Records with drawing code
.....

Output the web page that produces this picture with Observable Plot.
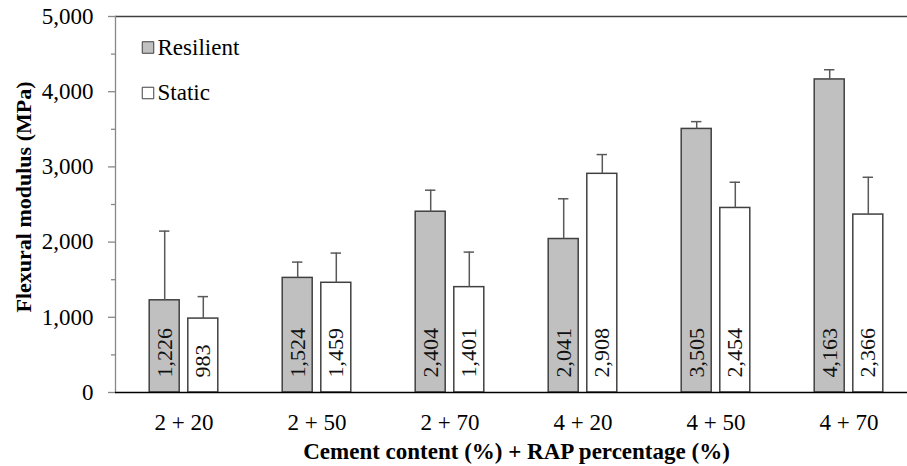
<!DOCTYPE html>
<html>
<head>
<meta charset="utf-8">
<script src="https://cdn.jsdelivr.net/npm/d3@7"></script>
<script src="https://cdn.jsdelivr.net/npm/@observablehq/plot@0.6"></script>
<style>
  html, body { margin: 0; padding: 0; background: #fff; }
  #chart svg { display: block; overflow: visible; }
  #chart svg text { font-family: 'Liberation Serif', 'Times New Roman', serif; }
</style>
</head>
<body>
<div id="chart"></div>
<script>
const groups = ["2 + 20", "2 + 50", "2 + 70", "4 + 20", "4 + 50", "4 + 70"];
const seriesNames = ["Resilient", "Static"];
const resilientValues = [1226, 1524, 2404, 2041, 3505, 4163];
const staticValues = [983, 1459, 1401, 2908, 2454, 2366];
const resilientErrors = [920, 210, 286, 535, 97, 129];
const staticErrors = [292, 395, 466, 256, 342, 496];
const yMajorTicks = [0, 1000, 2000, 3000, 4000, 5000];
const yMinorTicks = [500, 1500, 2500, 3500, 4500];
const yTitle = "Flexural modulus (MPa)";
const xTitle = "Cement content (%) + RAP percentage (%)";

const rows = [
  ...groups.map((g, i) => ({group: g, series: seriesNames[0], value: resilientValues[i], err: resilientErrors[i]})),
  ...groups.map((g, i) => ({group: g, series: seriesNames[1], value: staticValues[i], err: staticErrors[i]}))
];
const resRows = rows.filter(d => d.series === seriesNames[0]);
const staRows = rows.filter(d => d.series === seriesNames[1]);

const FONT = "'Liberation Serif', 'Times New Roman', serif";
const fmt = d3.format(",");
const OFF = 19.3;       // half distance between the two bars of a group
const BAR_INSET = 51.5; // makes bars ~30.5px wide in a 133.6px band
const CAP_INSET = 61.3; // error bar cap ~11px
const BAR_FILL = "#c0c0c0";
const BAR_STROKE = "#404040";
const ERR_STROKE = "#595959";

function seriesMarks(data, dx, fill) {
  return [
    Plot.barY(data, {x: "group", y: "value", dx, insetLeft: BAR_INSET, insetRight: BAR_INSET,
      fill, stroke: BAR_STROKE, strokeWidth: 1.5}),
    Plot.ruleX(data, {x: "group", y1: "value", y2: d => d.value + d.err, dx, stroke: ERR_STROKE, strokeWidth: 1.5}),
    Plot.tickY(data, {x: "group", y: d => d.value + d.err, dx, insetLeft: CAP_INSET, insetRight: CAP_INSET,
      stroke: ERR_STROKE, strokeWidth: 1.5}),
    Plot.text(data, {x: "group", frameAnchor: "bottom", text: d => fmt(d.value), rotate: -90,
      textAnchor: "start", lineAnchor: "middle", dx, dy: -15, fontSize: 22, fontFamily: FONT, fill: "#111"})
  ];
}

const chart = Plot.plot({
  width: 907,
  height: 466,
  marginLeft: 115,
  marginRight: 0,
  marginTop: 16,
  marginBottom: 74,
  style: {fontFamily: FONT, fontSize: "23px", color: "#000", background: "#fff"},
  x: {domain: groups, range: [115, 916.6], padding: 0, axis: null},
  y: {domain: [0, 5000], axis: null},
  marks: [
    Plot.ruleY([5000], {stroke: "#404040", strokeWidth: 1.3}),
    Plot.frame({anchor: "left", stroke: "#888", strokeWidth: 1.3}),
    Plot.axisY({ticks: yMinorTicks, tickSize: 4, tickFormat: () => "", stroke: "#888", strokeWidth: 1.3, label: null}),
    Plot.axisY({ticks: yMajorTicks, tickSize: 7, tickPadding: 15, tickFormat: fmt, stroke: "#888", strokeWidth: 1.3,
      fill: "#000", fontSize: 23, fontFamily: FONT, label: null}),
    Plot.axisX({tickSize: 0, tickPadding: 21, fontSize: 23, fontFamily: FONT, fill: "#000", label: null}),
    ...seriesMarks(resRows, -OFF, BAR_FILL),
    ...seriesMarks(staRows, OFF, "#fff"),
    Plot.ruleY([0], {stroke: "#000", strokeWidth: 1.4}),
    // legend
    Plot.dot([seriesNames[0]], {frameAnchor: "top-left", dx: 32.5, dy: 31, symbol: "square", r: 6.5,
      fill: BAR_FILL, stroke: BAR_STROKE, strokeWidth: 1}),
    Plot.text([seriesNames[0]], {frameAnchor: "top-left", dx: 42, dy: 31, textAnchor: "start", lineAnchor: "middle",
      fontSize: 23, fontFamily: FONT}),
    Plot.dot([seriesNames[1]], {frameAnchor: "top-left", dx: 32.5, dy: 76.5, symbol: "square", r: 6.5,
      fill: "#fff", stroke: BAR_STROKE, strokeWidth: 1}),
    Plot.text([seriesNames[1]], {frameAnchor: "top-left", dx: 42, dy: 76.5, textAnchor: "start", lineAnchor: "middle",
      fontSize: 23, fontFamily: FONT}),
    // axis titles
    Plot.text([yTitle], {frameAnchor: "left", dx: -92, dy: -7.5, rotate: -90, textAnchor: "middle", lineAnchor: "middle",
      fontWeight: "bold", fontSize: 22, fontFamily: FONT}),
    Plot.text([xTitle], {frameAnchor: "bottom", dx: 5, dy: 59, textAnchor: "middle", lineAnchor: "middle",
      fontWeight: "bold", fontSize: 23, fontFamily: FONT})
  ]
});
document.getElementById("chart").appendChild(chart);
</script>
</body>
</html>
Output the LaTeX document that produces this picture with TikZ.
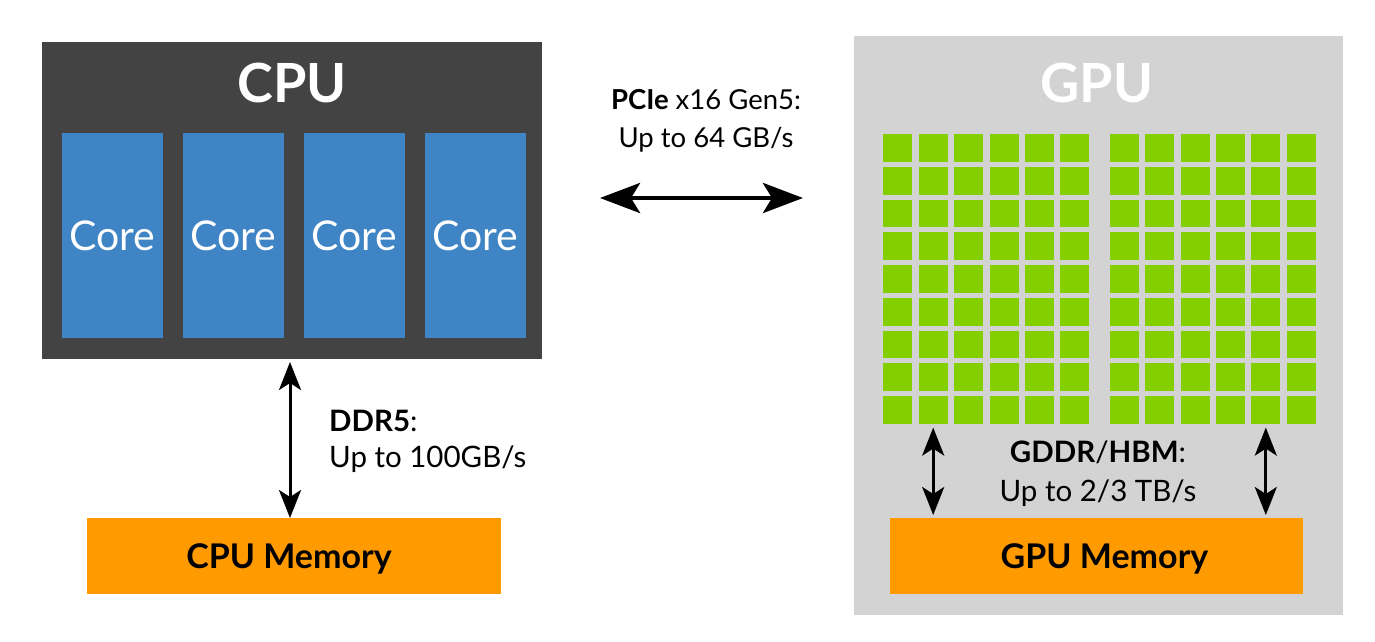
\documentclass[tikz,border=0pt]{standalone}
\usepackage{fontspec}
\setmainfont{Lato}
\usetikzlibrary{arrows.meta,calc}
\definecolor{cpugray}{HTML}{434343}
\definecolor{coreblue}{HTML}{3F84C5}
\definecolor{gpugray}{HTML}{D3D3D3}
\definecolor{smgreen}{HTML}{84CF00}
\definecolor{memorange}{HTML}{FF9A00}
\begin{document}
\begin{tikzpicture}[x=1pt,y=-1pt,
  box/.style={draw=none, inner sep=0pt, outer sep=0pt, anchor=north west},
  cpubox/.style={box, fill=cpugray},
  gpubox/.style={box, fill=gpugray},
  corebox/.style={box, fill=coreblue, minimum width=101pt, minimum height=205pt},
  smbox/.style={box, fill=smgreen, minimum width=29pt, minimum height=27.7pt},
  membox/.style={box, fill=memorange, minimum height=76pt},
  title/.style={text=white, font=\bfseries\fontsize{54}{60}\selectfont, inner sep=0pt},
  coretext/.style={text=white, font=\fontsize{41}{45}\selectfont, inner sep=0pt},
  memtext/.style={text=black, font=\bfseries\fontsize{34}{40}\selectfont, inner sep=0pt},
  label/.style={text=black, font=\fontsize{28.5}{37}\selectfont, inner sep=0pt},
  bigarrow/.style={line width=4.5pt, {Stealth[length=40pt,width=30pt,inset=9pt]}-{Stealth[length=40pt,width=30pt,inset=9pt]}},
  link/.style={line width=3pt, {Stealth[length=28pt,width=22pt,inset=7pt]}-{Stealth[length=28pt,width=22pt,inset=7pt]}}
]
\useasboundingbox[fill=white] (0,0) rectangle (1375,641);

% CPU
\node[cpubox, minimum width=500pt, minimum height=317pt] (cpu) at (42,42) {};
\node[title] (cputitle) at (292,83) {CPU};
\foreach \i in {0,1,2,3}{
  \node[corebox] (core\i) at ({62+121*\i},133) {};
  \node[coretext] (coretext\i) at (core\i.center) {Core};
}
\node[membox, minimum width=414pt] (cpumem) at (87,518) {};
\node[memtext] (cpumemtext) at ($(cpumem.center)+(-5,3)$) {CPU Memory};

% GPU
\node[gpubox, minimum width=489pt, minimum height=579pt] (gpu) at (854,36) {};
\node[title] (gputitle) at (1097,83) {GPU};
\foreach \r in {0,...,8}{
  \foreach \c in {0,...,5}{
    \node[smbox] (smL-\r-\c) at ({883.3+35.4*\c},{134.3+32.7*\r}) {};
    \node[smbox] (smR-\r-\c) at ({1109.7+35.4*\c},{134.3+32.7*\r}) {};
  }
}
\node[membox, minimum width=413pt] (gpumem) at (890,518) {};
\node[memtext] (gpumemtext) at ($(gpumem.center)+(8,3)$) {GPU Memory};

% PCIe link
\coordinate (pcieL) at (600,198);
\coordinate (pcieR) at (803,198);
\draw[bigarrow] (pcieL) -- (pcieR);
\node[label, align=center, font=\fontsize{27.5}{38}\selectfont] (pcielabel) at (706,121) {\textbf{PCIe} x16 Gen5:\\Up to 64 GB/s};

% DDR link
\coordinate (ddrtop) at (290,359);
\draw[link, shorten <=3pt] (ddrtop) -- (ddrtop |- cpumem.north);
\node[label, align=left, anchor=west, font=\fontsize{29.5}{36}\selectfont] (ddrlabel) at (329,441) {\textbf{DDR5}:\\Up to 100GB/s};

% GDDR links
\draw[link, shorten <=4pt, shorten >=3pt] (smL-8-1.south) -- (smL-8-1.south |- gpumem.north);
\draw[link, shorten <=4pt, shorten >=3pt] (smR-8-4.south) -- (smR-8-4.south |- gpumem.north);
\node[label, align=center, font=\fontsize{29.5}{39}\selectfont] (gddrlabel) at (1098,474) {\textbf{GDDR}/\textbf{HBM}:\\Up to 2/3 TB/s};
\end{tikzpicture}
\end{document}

.....

WHAT IS NEEDED = Pull out all lines from the listing that contain the string "this".

SOLUTION =
Output the web page that produces this picture with Observable Plot.
Output the LaTeX document that produces this picture with TikZ.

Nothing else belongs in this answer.